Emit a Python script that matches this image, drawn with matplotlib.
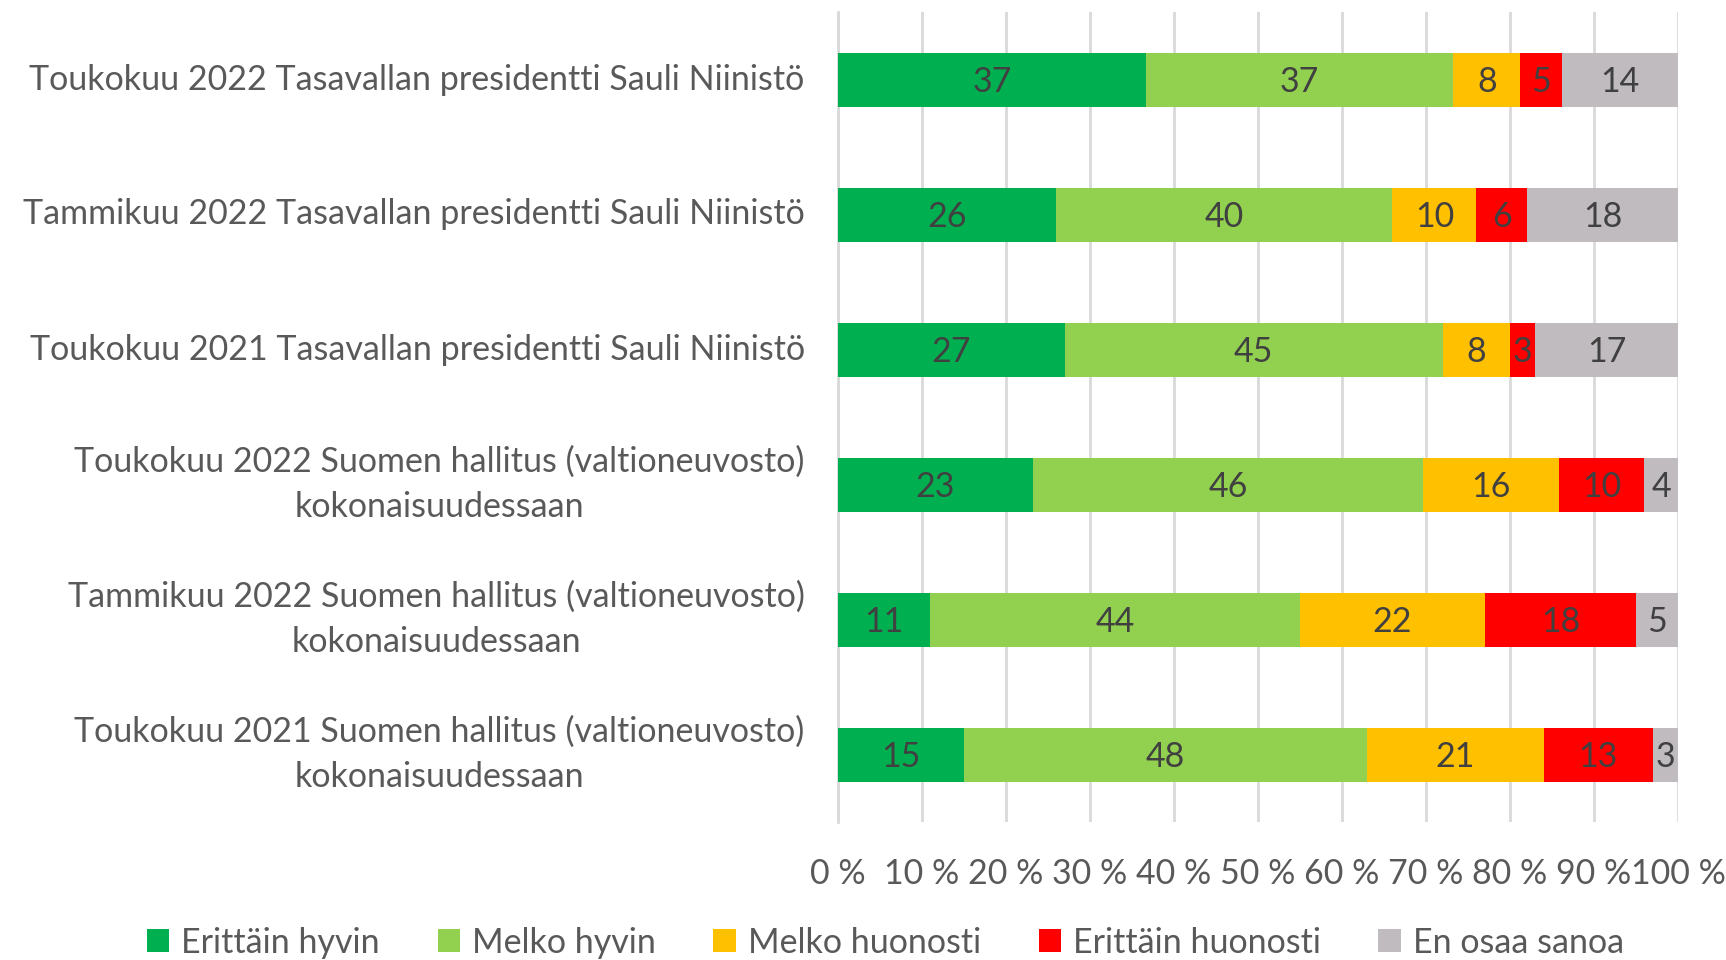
import numpy as np
import matplotlib
matplotlib.use("Agg")
import matplotlib.pyplot as plt

plt.rcParams['font.family'] = ['Lato', 'DejaVu Sans']

categories = [
    "Toukokuu 2022 Tasavallan presidentti Sauli Niinistö",
    "Tammikuu 2022 Tasavallan presidentti Sauli Niinistö",
    "Toukokuu 2021 Tasavallan presidentti Sauli Niinistö",
    "Toukokuu 2022 Suomen hallitus (valtioneuvosto)\nkokonaisuudessaan",
    "Tammikuu 2022 Suomen hallitus (valtioneuvosto)\nkokonaisuudessaan",
    "Toukokuu 2021 Suomen hallitus (valtioneuvosto)\nkokonaisuudessaan",
]
series = ["Erittäin hyvin", "Melko hyvin", "Melko huonosti", "Erittäin huonosti", "En osaa sanoa"]
erittain_hyvin = [37, 26, 27, 23, 11, 15]
melko_hyvin = [37, 40, 45, 46, 44, 48]
melko_huonosti = [8, 10, 8, 16, 22, 21]
erittain_huonosti = [5, 6, 3, 10, 18, 13]
en_osaa = [14, 18, 17, 4, 5, 3]
colors = ["#00B050", "#92D050", "#FFC000", "#FF0000", "#BFBBBF"]

data = np.array([erittain_hyvin, melko_hyvin, melko_huonosti, erittain_huonosti, en_osaa], dtype=float)
shares = data / data.sum(axis=0) * 100  # 100 % stacked

fs = 24.5
fig = plt.figure(figsize=(17.26, 9.6), dpi=100)
ax = fig.add_axes([0.4855, 0.14375, 0.4867, 0.84375])

y = np.arange(len(categories))
left = np.zeros(len(categories))
for k in range(len(series)):
    bars = ax.barh(y, shares[k], left=left, height=0.4, color=colors[k], label=series[k], zorder=3)
    for i, b in enumerate(bars):
        ax.text(left[i] + shares[k][i] / 2, y[i] + 0.015, f"{int(data[k][i])}", ha='center', va='center',
                fontsize=fs, color='#404040', zorder=4)
    left += shares[k]

ax.set_xlim(0, 100)
ax.set_ylim(len(categories) - 0.5, -0.5)
ax.set_xticks(np.arange(0, 101, 10))
ax.set_xticklabels([f"{t} %" for t in range(0, 101, 10)])
ax.set_yticks(y)
ax.set_yticklabels(categories)
for lbl in ax.get_yticklabels():
    lbl.set_multialignment('center')
    lbl.set_linespacing(1.5)
    lbl.set_va('center')
ax.tick_params(axis='both', length=0, labelsize=fs, labelcolor='#595959')
ax.tick_params(axis='x', pad=26)
ax.tick_params(axis='y', pad=24)
ax.grid(axis='x', color='#D9D9D9', linewidth=2, zorder=0)
for s in ['top', 'right', 'bottom']:
    ax.spines[s].set_visible(False)
ax.spines['left'].set_color('#D9D9D9')
ax.spines['left'].set_linewidth(2)

handles, labels = ax.get_legend_handles_labels()
fig.legend(handles, labels, loc='center', bbox_to_anchor=(0.513, 0.018), ncol=5, frameon=False,
           fontsize=fs, labelcolor='#595959', handlelength=0.65, handleheight=0.65,
           columnspacing=1.7, handletextpad=0.35)

fig.savefig("out.png", dpi=100)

§ WRITTEN TASK
Quote, please, every line of the material above from its start through the line that has "plt.rcParams['font.family'] = ['Lato', 'DejaVu", reproducing the words exactly and dropping any images.

§ CORRECT OUTPUT
Emit a Python script that matches this image, drawn with matplotlib.
import numpy as np
import matplotlib
matplotlib.use("Agg")
import matplotlib.pyplot as plt

plt.rcParams['font.family'] = ['Lato', 'DejaVu Sans']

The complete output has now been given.